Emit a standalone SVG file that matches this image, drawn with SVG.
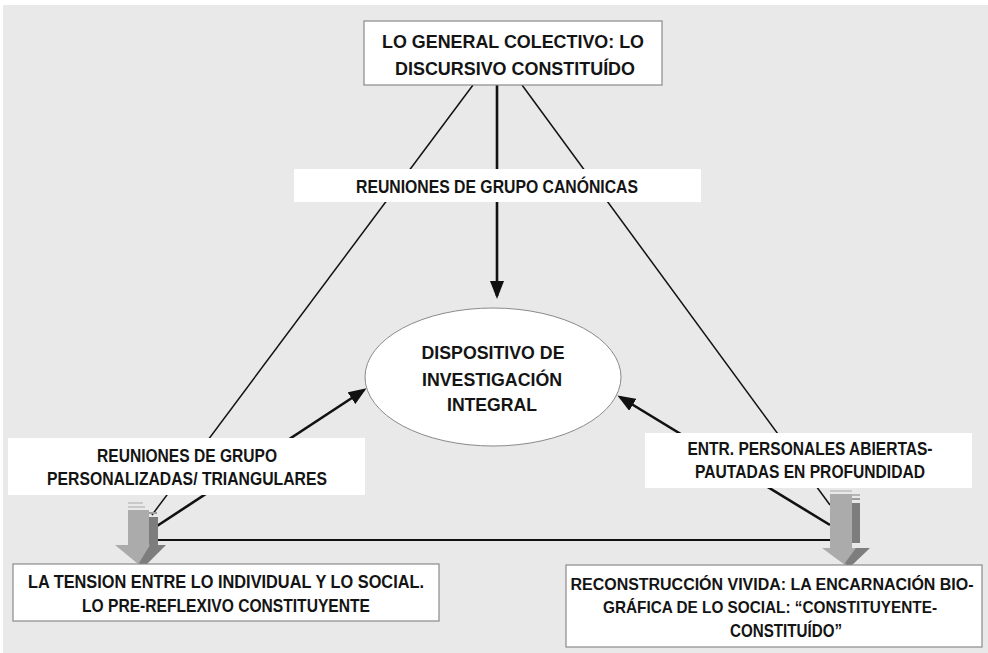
<svg xmlns="http://www.w3.org/2000/svg" width="988" height="653" viewBox="0 0 988 653">
<defs>
<style>
.t{font-family:"Liberation Sans",Arial,sans-serif;font-weight:bold;font-size:19px;fill:#141414;text-anchor:middle}
.s{font-size:17px}
.xs{font-size:16px}
.box{fill:#fff;stroke:#8a8a8a;stroke-width:1.2}
.lbl{fill:#fff;stroke:none}
.tri{stroke:#111;stroke-width:1.5;fill:none}
.arr{stroke:#111;stroke-width:2.6;fill:none;marker-end:url(#ah)}
.lite{fill:#ababab}
.dark{fill:#7d7d7d}
.str{fill:#c9c9c9}
</style>
<marker id="ah" markerUnits="userSpaceOnUse" markerWidth="18" markerHeight="14" refX="15" refY="7" orient="auto" viewBox="0 0 18 14">
<path d="M0,0 L18,7 L0,14 z" fill="#111"/>
</marker>
</defs>
<rect x="0" y="0" width="988" height="653" fill="#fff"/>
<rect x="3" y="5" width="985" height="648" fill="#e9e9e9"/>

<g id="connectors">
<line class="tri" x1="473" y1="85" x2="152" y2="515"/>
<line class="tri" x1="522" y1="85" x2="830" y2="505"/>
<line class="tri" x1="157" y1="540" x2="830" y2="540" style="stroke-width:2.2"/>
<line class="arr" x1="497" y1="85" x2="497" y2="296"/>
<line class="arr" x1="157" y1="526" x2="364" y2="390"/>
<line class="arr" x1="830" y1="525" x2="620" y2="397"/>
</g>

<g id="arrow-left">
<rect class="str" x="128" y="502" width="15" height="2"/>
<rect class="str" x="128" y="506" width="17" height="2"/>
<rect class="lite" x="128" y="510" width="21" height="36"/>
<rect x="149" y="512" width="8" height="2" fill="#9c9c9c"/>
<rect class="dark" x="149" y="517" width="9" height="29"/>
<polygon class="lite" points="115,545 158,545 143,568"/>
<polygon class="dark" points="150,545 166,545 143,568 139,563"/>
</g>

<g id="arrow-right">
<rect class="str" x="830" y="485" width="20" height="2"/>
<rect class="str" x="830" y="490" width="22" height="2"/>
<rect class="lite" x="830" y="494" width="22" height="55"/>
<rect x="852" y="494" width="8" height="2" fill="#b5b5b5"/>
<rect x="852" y="498" width="8" height="2" fill="#9c9c9c"/>
<rect class="dark" x="852" y="503" width="8" height="40"/>
<polygon class="lite" points="822,548 862,548 849,568"/>
<polygon class="dark" points="856,548 870,548 849,568 845,563"/>
</g>

<g id="node-general">
<rect class="box" x="364" y="21" width="298" height="64"/>
<text class="t" x="513" y="48" textLength="262" lengthAdjust="spacingAndGlyphs">LO GENERAL COLECTIVO: LO</text>
<text class="t" x="515" y="75" textLength="240" lengthAdjust="spacingAndGlyphs">DISCURSIVO CONSTITUÍDO</text>
</g>

<g id="label-canonicas">
<rect class="lbl" x="294" y="169" width="407" height="33"/>
<text class="t" x="497" y="193" textLength="282" lengthAdjust="spacingAndGlyphs">REUNIONES DE GRUPO CANÓNICAS</text>
</g>

<g id="node-dispositivo">
<ellipse cx="493" cy="377" rx="128" ry="69" fill="#fff" stroke="#8a8a8a" stroke-width="1"/>
<text class="t" x="493" y="359" textLength="143" lengthAdjust="spacingAndGlyphs">DISPOSITIVO DE</text>
<text class="t" x="492" y="386" textLength="140" lengthAdjust="spacingAndGlyphs">INVESTIGACIÓN</text>
<text class="t" x="492" y="411" textLength="90" lengthAdjust="spacingAndGlyphs">INTEGRAL</text>
</g>

<g id="label-personalizadas">
<rect class="lbl" x="8" y="438" width="357" height="57"/>
<text class="t" x="187" y="462" textLength="180" lengthAdjust="spacingAndGlyphs">REUNIONES DE GRUPO</text>
<text class="t" x="187" y="485" textLength="280" lengthAdjust="spacingAndGlyphs">PERSONALIZADAS/ TRIANGULARES</text>
</g>

<g id="label-entrevistas">
<rect class="lbl" x="645" y="433" width="327" height="55"/>
<text class="t" x="810" y="455" textLength="245" lengthAdjust="spacingAndGlyphs">ENTR. PERSONALES ABIERTAS-</text>
<text class="t" x="810" y="478" textLength="230" lengthAdjust="spacingAndGlyphs">PAUTADAS EN PROFUNDIDAD</text>
</g>

<g id="node-tension">
<rect class="box" x="13" y="564" width="426" height="57"/>
<text class="t" x="226" y="588" textLength="396" lengthAdjust="spacingAndGlyphs">LA TENSION ENTRE LO INDIVIDUAL Y LO SOCIAL.</text>
<text class="t" x="226" y="612" textLength="288" lengthAdjust="spacingAndGlyphs">LO PRE-REFLEXIVO CONSTITUYENTE</text>
</g>

<g id="node-reconstruccion">
<rect class="box" x="566" y="565" width="416" height="82"/>
<text class="t xs" x="772" y="590" textLength="403" lengthAdjust="spacingAndGlyphs">RECONSTRUCCIÓN VIVIDA: LA ENCARNACIÓN BIO-</text>
<text class="t s" x="770" y="613" textLength="334" lengthAdjust="spacingAndGlyphs">GRÁFICA DE LO SOCIAL: “CONSTITUYENTE-</text>
<text class="t" x="786" y="637" textLength="112" lengthAdjust="spacingAndGlyphs">CONSTITUÍDO”</text>
</g>
</svg>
....................
» **WRITTEN INSTRUCTION**
Extract every line of the data exactly; pictures stay out.

» **ANSWER TO THE EXERCISE**
Emit a standalone SVG file that matches this image, drawn with SVG.
<svg xmlns="http://www.w3.org/2000/svg" width="988" height="653" viewBox="0 0 988 653">
<defs>
<style>
.t{font-family:"Liberation Sans",Arial,sans-serif;font-weight:bold;font-size:19px;fill:#141414;text-anchor:middle}
.s{font-size:17px}
.xs{font-size:16px}
.box{fill:#fff;stroke:#8a8a8a;stroke-width:1.2}
.lbl{fill:#fff;stroke:none}
.tri{stroke:#111;stroke-width:1.5;fill:none}
.arr{stroke:#111;stroke-width:2.6;fill:none;marker-end:url(#ah)}
.lite{fill:#ababab}
.dark{fill:#7d7d7d}
.str{fill:#c9c9c9}
</style>
<marker id="ah" markerUnits="userSpaceOnUse" markerWidth="18" markerHeight="14" refX="15" refY="7" orient="auto" viewBox="0 0 18 14">
<path d="M0,0 L18,7 L0,14 z" fill="#111"/>
</marker>
</defs>
<rect x="0" y="0" width="988" height="653" fill="#fff"/>
<rect x="3" y="5" width="985" height="648" fill="#e9e9e9"/>

<g id="connectors">
<line class="tri" x1="473" y1="85" x2="152" y2="515"/>
<line class="tri" x1="522" y1="85" x2="830" y2="505"/>
<line class="tri" x1="157" y1="540" x2="830" y2="540" style="stroke-width:2.2"/>
<line class="arr" x1="497" y1="85" x2="497" y2="296"/>
<line class="arr" x1="157" y1="526" x2="364" y2="390"/>
<line class="arr" x1="830" y1="525" x2="620" y2="397"/>
</g>

<g id="arrow-left">
<rect class="str" x="128" y="502" width="15" height="2"/>
<rect class="str" x="128" y="506" width="17" height="2"/>
<rect class="lite" x="128" y="510" width="21" height="36"/>
<rect x="149" y="512" width="8" height="2" fill="#9c9c9c"/>
<rect class="dark" x="149" y="517" width="9" height="29"/>
<polygon class="lite" points="115,545 158,545 143,568"/>
<polygon class="dark" points="150,545 166,545 143,568 139,563"/>
</g>

<g id="arrow-right">
<rect class="str" x="830" y="485" width="20" height="2"/>
<rect class="str" x="830" y="490" width="22" height="2"/>
<rect class="lite" x="830" y="494" width="22" height="55"/>
<rect x="852" y="494" width="8" height="2" fill="#b5b5b5"/>
<rect x="852" y="498" width="8" height="2" fill="#9c9c9c"/>
<rect class="dark" x="852" y="503" width="8" height="40"/>
<polygon class="lite" points="822,548 862,548 849,568"/>
<polygon class="dark" points="856,548 870,548 849,568 845,563"/>
</g>

<g id="node-general">
<rect class="box" x="364" y="21" width="298" height="64"/>
<text class="t" x="513" y="48" textLength="262" lengthAdjust="spacingAndGlyphs">LO GENERAL COLECTIVO: LO</text>
<text class="t" x="515" y="75" textLength="240" lengthAdjust="spacingAndGlyphs">DISCURSIVO CONSTITUÍDO</text>
</g>

<g id="label-canonicas">
<rect class="lbl" x="294" y="169" width="407" height="33"/>
<text class="t" x="497" y="193" textLength="282" lengthAdjust="spacingAndGlyphs">REUNIONES DE GRUPO CANÓNICAS</text>
</g>

<g id="node-dispositivo">
<ellipse cx="493" cy="377" rx="128" ry="69" fill="#fff" stroke="#8a8a8a" stroke-width="1"/>
<text class="t" x="493" y="359" textLength="143" lengthAdjust="spacingAndGlyphs">DISPOSITIVO DE</text>
<text class="t" x="492" y="386" textLength="140" lengthAdjust="spacingAndGlyphs">INVESTIGACIÓN</text>
<text class="t" x="492" y="411" textLength="90" lengthAdjust="spacingAndGlyphs">INTEGRAL</text>
</g>

<g id="label-personalizadas">
<rect class="lbl" x="8" y="438" width="357" height="57"/>
<text class="t" x="187" y="462" textLength="180" lengthAdjust="spacingAndGlyphs">REUNIONES DE GRUPO</text>
<text class="t" x="187" y="485" textLength="280" lengthAdjust="spacingAndGlyphs">PERSONALIZADAS/ TRIANGULARES</text>
</g>

<g id="label-entrevistas">
<rect class="lbl" x="645" y="433" width="327" height="55"/>
<text class="t" x="810" y="455" textLength="245" lengthAdjust="spacingAndGlyphs">ENTR. PERSONALES ABIERTAS-</text>
<text class="t" x="810" y="478" textLength="230" lengthAdjust="spacingAndGlyphs">PAUTADAS EN PROFUNDIDAD</text>
</g>

<g id="node-tension">
<rect class="box" x="13" y="564" width="426" height="57"/>
<text class="t" x="226" y="588" textLength="396" lengthAdjust="spacingAndGlyphs">LA TENSION ENTRE LO INDIVIDUAL Y LO SOCIAL.</text>
<text class="t" x="226" y="612" textLength="288" lengthAdjust="spacingAndGlyphs">LO PRE-REFLEXIVO CONSTITUYENTE</text>
</g>

<g id="node-reconstruccion">
<rect class="box" x="566" y="565" width="416" height="82"/>
<text class="t xs" x="772" y="590" textLength="403" lengthAdjust="spacingAndGlyphs">RECONSTRUCCIÓN VIVIDA: LA ENCARNACIÓN BIO-</text>
<text class="t s" x="770" y="613" textLength="334" lengthAdjust="spacingAndGlyphs">GRÁFICA DE LO SOCIAL: “CONSTITUYENTE-</text>
<text class="t" x="786" y="637" textLength="112" lengthAdjust="spacingAndGlyphs">CONSTITUÍDO”</text>
</g>
</svg>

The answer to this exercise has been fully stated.